[Directive]
Print the listing from its top line through the line containing "const GRAY = '#8c8c8c';", nothing more, and leave out the pictures.

[Recorded information]
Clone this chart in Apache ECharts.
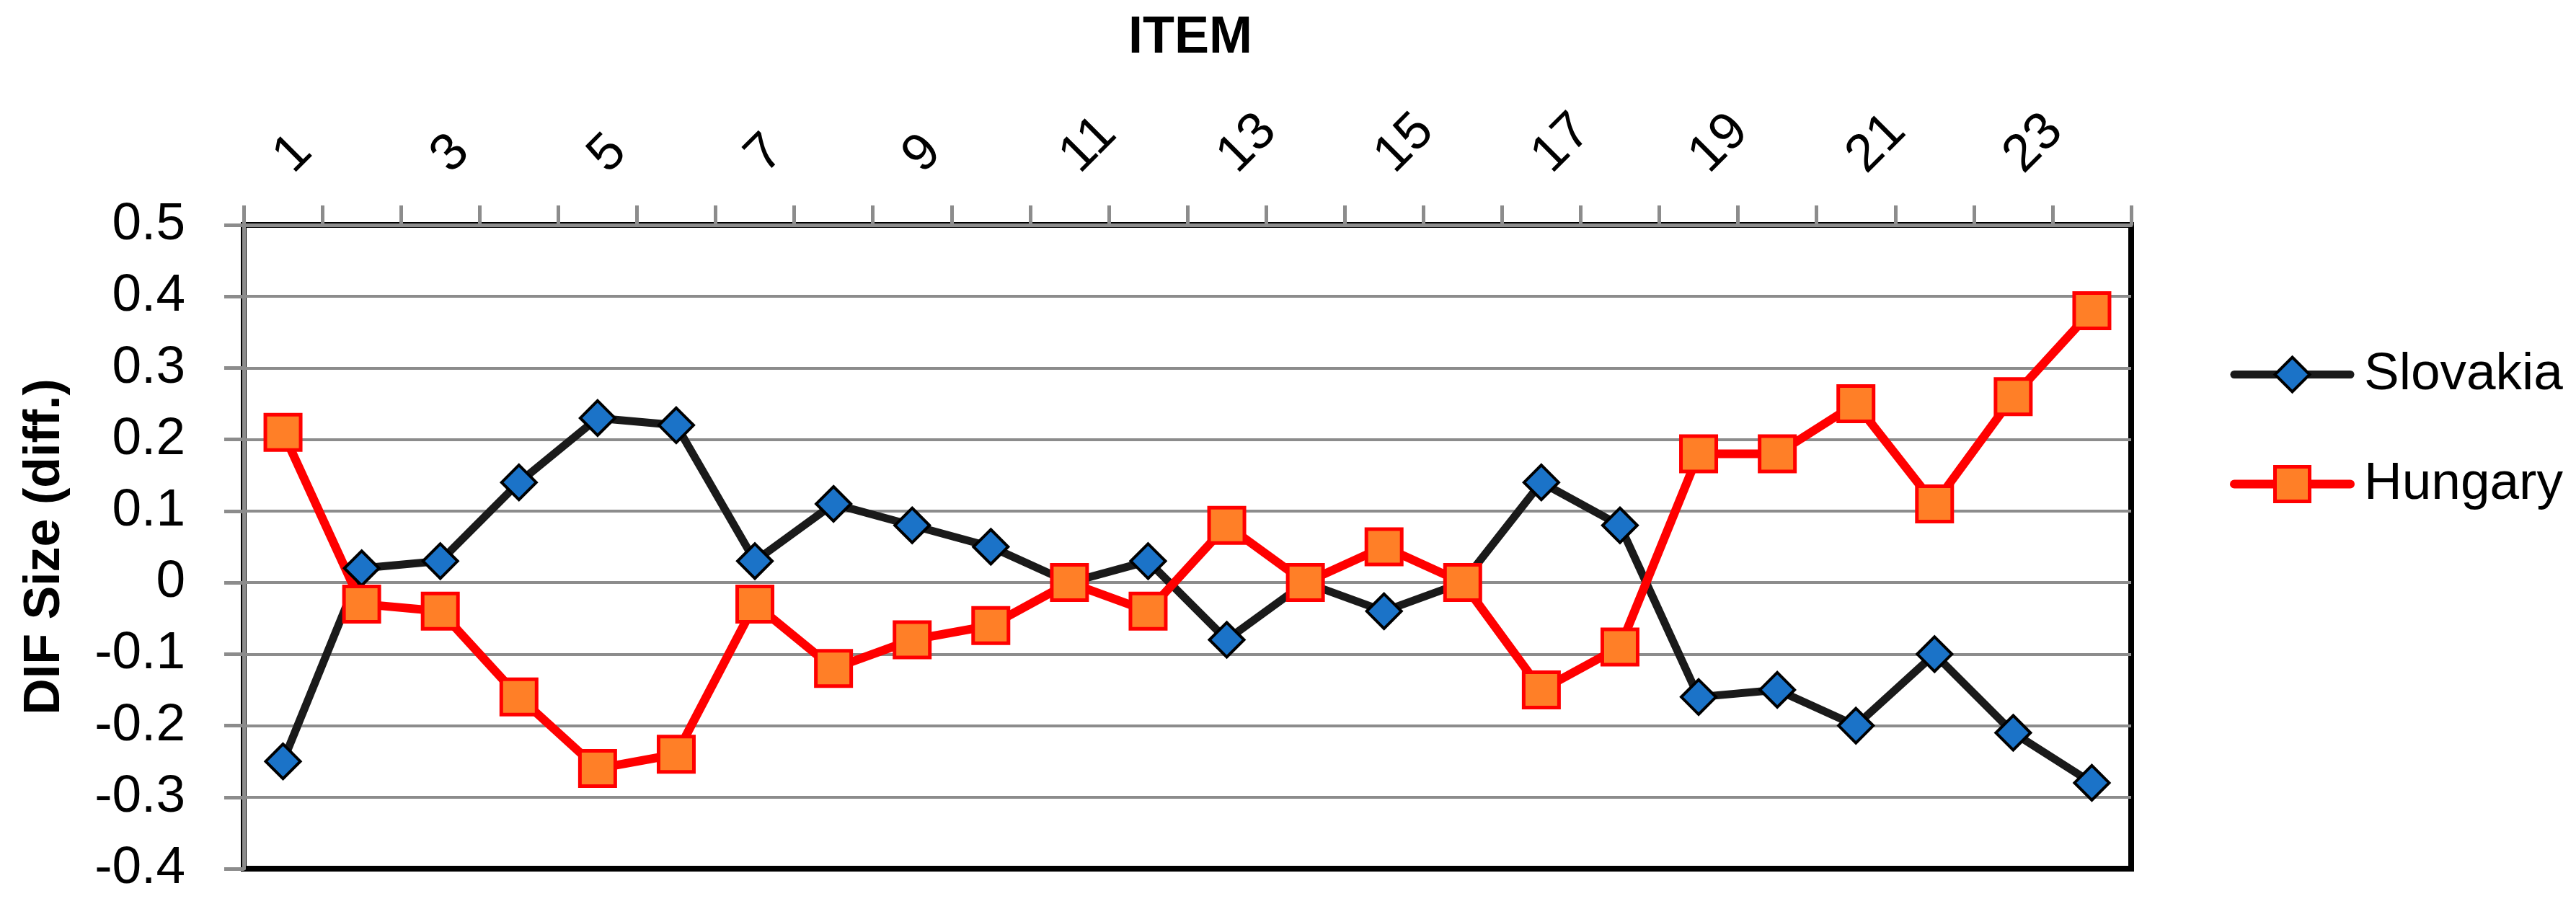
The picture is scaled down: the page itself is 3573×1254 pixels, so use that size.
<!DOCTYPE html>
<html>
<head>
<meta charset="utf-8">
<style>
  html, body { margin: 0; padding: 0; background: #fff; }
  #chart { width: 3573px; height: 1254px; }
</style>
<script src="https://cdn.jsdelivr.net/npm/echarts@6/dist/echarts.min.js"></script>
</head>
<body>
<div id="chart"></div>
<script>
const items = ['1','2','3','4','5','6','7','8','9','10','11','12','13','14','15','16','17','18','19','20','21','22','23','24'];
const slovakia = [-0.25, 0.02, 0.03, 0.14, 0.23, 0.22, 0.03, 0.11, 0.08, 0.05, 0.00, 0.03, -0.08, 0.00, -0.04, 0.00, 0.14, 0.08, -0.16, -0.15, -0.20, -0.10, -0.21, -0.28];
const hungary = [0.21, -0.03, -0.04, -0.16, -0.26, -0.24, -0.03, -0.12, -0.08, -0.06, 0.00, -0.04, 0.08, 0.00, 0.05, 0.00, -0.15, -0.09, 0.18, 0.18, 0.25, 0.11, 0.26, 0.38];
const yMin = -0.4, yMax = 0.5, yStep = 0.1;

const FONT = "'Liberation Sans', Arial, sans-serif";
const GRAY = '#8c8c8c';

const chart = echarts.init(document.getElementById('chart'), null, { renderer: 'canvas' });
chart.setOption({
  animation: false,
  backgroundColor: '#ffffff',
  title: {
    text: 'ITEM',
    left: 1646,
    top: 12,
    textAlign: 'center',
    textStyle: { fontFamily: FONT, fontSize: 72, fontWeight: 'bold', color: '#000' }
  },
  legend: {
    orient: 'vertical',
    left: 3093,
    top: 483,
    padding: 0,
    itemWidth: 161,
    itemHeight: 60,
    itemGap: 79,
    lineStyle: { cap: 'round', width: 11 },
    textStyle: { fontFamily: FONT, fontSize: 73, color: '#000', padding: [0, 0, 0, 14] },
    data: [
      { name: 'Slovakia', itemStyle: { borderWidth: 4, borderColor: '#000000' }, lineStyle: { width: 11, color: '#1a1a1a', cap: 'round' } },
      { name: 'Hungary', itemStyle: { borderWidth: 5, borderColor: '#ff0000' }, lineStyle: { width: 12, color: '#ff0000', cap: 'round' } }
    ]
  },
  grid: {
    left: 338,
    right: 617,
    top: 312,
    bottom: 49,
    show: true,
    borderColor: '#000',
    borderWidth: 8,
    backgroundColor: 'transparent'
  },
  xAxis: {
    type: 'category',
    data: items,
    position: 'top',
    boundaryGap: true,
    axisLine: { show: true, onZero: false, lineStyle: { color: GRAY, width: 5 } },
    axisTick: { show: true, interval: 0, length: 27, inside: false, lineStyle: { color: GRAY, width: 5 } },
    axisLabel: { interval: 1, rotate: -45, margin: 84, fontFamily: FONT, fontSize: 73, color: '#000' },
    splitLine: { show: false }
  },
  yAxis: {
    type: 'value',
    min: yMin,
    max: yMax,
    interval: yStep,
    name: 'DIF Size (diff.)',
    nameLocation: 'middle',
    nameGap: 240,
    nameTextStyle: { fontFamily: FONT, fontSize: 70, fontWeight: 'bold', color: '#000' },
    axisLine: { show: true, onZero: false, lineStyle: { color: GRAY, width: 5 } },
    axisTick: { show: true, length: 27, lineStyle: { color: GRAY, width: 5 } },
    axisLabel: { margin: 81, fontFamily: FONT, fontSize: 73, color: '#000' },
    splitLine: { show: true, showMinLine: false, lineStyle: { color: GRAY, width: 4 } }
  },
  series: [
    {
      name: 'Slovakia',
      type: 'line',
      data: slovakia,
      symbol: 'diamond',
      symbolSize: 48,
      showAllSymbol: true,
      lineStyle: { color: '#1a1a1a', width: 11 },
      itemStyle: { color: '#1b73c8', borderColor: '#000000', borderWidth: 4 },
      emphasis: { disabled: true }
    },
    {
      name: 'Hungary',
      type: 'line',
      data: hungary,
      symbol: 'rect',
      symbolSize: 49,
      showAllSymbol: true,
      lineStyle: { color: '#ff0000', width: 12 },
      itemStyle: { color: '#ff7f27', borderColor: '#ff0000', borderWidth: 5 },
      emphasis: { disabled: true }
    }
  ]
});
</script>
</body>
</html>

[The answer]
Clone this chart in Apache ECharts.
The picture is scaled down: the page itself is 3573×1254 pixels, so use that size.
<!DOCTYPE html>
<html>
<head>
<meta charset="utf-8">
<style>
  html, body { margin: 0; padding: 0; background: #fff; }
  #chart { width: 3573px; height: 1254px; }
</style>
<script src="https://cdn.jsdelivr.net/npm/echarts@6/dist/echarts.min.js"></script>
</head>
<body>
<div id="chart"></div>
<script>
const items = ['1','2','3','4','5','6','7','8','9','10','11','12','13','14','15','16','17','18','19','20','21','22','23','24'];
const slovakia = [-0.25, 0.02, 0.03, 0.14, 0.23, 0.22, 0.03, 0.11, 0.08, 0.05, 0.00, 0.03, -0.08, 0.00, -0.04, 0.00, 0.14, 0.08, -0.16, -0.15, -0.20, -0.10, -0.21, -0.28];
const hungary = [0.21, -0.03, -0.04, -0.16, -0.26, -0.24, -0.03, -0.12, -0.08, -0.06, 0.00, -0.04, 0.08, 0.00, 0.05, 0.00, -0.15, -0.09, 0.18, 0.18, 0.25, 0.11, 0.26, 0.38];
const yMin = -0.4, yMax = 0.5, yStep = 0.1;

const FONT = "'Liberation Sans', Arial, sans-serif";
const GRAY = '#8c8c8c';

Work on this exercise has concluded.